Law student’s social media footprint used by popular right-wing blog to make ‘champagne socialism’ accusations that don’t quite hit the mark
Oxford University law student Aled Jones has attracted the unwelcome attention of political blog Guido Fawkes after appearing in a Labour Party campaign video.
In the video (below), Jones, who co-chairs the Oxford University Labour club, talks about growing up on his family’s sheep farm in rural Wales, and explains why he is committed to the Labour Party.
So far, so unremarkable. But don’t forget that this is August, a slow month that is notoriously unkind to news-hungry hacks. Which may explain why Guido Fawkes writers Paul Staines and Harry Cole proceeded to do some digging on Jones, 20, and — lo and behold! — unearthed a LinkedIn CV that showed he had done vacation schemes at White & Case and Slaughter and May.
This doesn’t seem such a crime — after all, City law firm training contracts are the main route for students without family money to get through law school without incurring huge debt, thanks to their practice of paying new recruits’ Legal Practice Course (LPC) fees.
Many left-leaning types take the cash, benefit from the top quality training in their early years as an associate and then move on — although it’s also true that plenty end up changing their politics and sticking around in the corporate world for good. But is that so bad? As Winston Churchill famously put it:
“Show me a young Conservative and I’ll show you someone with no heart. Show me an old Liberal and I’ll show you someone with no brains.”

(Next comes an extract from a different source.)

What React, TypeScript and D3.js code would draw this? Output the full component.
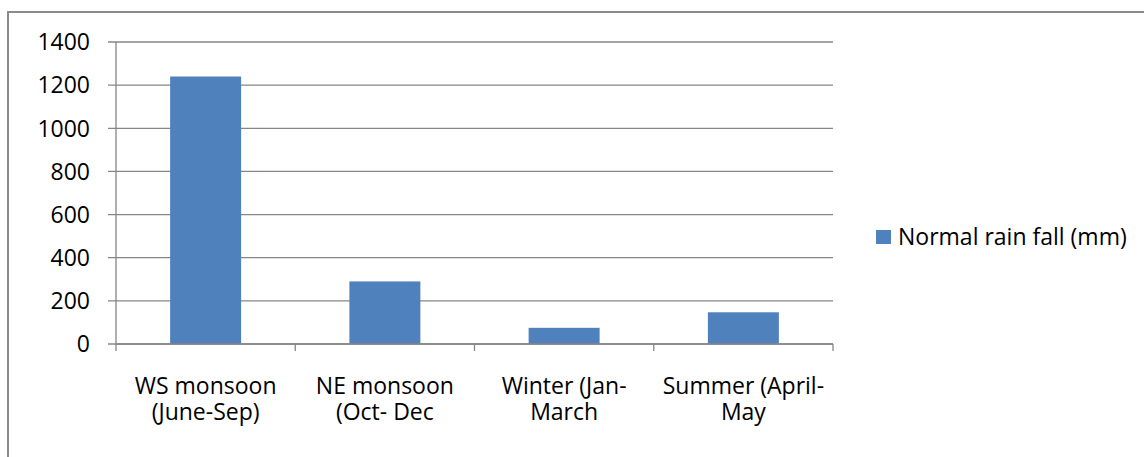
import * as d3 from 'd3';

const width = 1144;
const height = 457;
const marginTop = 42;
const marginLeft = 116;
const plotRight = 833;
const plotBottom = 344;

const categories = ['WS monsoon|(June-Sep)', 'NE monsoon|(Oct- Dec', 'Winter (Jan-|March', 'Summer (April-|May'];
const rainfall = [1240, 290, 75, 147];
const yTicks = [0, 200, 400, 600, 800, 1000, 1200, 1400];
const seriesName = 'Normal rain fall (mm)';

const barColor = '#4f81bd';
const axisColor = '#868686';
const font = '"Open Sans", sans-serif';

export default function App() {
  const x = d3
    .scaleBand<string>()
    .domain(categories)
    .range([marginLeft, plotRight])
    .paddingInner(0.604)
    .paddingOuter(0.302);

  const y = d3.scaleLinear().domain([0, 1400]).range([plotBottom, marginTop]);

  const step = x.step();
  // category boundaries for the x tick marks
  const xBounds = d3.range(categories.length + 1).map((i) => marginLeft + i * step);

  return (
    <svg
      width={width}
      height={height}
      style={{ position: 'absolute', left: 0, top: 0, background: '#fff' }}
      fontFamily={font}
    >
      {/* chart frame */}
      <rect x={8} y={12} width={1150} height={460} fill="#fff" stroke="#8a8a8a" strokeWidth={2} />

      {/* gridlines + y ticks */}
      {yTicks.map((t) => (
        <g key={t}>
          <line x1={marginLeft - 8} x2={plotRight} y1={y(t)} y2={y(t)} stroke={axisColor} strokeWidth={1.3} />
          <text x={90} y={y(t)} dy="0.36em" textAnchor="end" fontSize={23} fill="#000">
            {t}
          </text>
        </g>
      ))}

      {/* y axis */}
      <line x1={marginLeft} x2={marginLeft} y1={marginTop} y2={plotBottom} stroke={axisColor} strokeWidth={1.3} />

      {/* bars */}
      {categories.map((c, i) => (
        <rect
          key={c}
          x={x(c)}
          y={y(rainfall[i])}
          width={x.bandwidth()}
          height={y(0) - y(rainfall[i])}
          fill={barColor}
        />
      ))}

      {/* x axis */}
      <line x1={marginLeft} x2={plotRight} y1={plotBottom} y2={plotBottom} stroke={axisColor} strokeWidth={1.5} />
      {xBounds.map((bx, i) => (
        <line key={i} x1={bx} x2={bx} y1={plotBottom} y2={plotBottom + 7} stroke={axisColor} strokeWidth={1.3} />
      ))}

      {/* x labels */}
      {categories.map((c) => {
        const cx = (x(c) ?? 0) + x.bandwidth() / 2;
        return (
          <text key={c} textAnchor="middle" fontSize={23} fill="#000">
            {c.split('|').map((line, j) => (
              <tspan key={j} x={cx} y={394 + j * 26}>
                {line}
              </tspan>
            ))}
          </text>
        );
      })}

      {/* legend */}
      <rect x={876} y={230} width={15} height={14} fill={barColor} />
      <text x={898} y={237} dy="0.36em" fontSize={23} fill="#000">
        {seriesName}
      </text>
    </svg>
  );
}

Let’s not get ahead of ourselves, though. In Jones’ case, he hasn’t even taken a job with W&C or S&M, having simply done their summer vac schemes to get a taste of life in the City. What Guido Fawkes conveniently fails to mention is that Jones has also completed a host of mini-pupillages at, among other chambers, human rights set 6KBW, housing and local government specialists Arden Chambers and crime set Argent Chambers.
So, in reality, he’s just a student getting a range of work experience across the legal profession.
Oh, and like most students, Jones is active on social media and should probably be a bit more careful about his online footprint — as Guido Fawkes readers have picked up on, plastering the comments section of the piece with embarrassing photos of the lad.